# Problem
Quote only the lines from the top of the listing below down to and including the line with "0.985, 1.0, 1.0]".

----

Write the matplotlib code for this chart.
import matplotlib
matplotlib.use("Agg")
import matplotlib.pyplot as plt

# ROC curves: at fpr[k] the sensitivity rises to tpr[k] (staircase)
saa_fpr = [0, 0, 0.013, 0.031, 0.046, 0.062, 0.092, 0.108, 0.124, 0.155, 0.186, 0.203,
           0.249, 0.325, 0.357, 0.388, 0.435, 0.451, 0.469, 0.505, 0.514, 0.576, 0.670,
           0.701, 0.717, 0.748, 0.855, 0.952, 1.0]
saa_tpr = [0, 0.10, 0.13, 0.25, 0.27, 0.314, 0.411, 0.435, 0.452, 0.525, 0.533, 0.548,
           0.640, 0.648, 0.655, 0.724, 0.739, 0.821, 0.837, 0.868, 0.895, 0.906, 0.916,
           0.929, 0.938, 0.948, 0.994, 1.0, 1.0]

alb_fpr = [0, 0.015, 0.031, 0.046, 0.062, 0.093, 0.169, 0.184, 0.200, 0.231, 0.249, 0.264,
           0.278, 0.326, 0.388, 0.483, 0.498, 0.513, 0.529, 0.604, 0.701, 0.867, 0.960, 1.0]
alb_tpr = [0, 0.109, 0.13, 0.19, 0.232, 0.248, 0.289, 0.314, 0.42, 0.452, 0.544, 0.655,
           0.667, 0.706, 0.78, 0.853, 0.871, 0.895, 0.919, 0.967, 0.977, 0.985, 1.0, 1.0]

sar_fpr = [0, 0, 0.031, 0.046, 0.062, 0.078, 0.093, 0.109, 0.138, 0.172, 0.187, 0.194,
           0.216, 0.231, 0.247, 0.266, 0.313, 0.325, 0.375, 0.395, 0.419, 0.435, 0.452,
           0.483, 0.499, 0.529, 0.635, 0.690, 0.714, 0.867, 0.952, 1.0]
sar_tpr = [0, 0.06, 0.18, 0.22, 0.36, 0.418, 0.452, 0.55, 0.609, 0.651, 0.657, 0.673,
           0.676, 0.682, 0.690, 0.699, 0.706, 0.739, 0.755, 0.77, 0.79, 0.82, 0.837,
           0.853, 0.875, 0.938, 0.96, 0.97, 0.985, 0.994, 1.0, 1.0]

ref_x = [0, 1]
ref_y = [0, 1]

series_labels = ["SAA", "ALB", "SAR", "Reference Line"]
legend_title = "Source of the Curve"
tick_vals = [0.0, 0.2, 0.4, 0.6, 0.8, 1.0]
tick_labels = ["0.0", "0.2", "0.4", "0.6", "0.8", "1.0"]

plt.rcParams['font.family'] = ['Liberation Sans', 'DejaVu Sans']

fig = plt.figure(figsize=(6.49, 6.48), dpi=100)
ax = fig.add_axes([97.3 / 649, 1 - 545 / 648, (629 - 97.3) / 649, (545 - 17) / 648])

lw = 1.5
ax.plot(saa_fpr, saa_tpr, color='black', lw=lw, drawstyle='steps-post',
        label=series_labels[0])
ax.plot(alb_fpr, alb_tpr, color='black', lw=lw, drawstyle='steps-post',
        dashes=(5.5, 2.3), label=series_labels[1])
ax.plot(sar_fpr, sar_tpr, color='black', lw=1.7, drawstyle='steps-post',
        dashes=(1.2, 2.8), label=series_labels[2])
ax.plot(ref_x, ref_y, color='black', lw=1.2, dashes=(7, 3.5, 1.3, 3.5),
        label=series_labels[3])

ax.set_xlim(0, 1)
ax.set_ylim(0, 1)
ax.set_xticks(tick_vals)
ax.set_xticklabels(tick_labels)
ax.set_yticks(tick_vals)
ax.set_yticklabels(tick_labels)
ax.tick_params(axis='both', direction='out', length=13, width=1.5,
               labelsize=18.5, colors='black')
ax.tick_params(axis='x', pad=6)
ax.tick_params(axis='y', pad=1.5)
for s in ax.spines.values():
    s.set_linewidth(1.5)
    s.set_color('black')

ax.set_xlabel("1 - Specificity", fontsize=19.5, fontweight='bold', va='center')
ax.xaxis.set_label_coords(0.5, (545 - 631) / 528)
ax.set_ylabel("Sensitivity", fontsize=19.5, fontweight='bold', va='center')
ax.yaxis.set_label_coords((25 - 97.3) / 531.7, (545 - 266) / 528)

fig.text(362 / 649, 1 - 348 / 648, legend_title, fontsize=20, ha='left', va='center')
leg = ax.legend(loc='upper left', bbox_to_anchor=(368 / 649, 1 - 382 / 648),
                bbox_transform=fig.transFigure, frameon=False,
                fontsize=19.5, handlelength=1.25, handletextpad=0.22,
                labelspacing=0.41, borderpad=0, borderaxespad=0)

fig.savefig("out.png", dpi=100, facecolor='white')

----

# Task output
Write the matplotlib code for this chart.
import matplotlib
matplotlib.use("Agg")
import matplotlib.pyplot as plt

# ROC curves: at fpr[k] the sensitivity rises to tpr[k] (staircase)
saa_fpr = [0, 0, 0.013, 0.031, 0.046, 0.062, 0.092, 0.108, 0.124, 0.155, 0.186, 0.203,
           0.249, 0.325, 0.357, 0.388, 0.435, 0.451, 0.469, 0.505, 0.514, 0.576, 0.670,
           0.701, 0.717, 0.748, 0.855, 0.952, 1.0]
saa_tpr = [0, 0.10, 0.13, 0.25, 0.27, 0.314, 0.411, 0.435, 0.452, 0.525, 0.533, 0.548,
           0.640, 0.648, 0.655, 0.724, 0.739, 0.821, 0.837, 0.868, 0.895, 0.906, 0.916,
           0.929, 0.938, 0.948, 0.994, 1.0, 1.0]

alb_fpr = [0, 0.015, 0.031, 0.046, 0.062, 0.093, 0.169, 0.184, 0.200, 0.231, 0.249, 0.264,
           0.278, 0.326, 0.388, 0.483, 0.498, 0.513, 0.529, 0.604, 0.701, 0.867, 0.960, 1.0]
alb_tpr = [0, 0.109, 0.13, 0.19, 0.232, 0.248, 0.289, 0.314, 0.42, 0.452, 0.544, 0.655,
           0.667, 0.706, 0.78, 0.853, 0.871, 0.895, 0.919, 0.967, 0.977, 0.985, 1.0, 1.0]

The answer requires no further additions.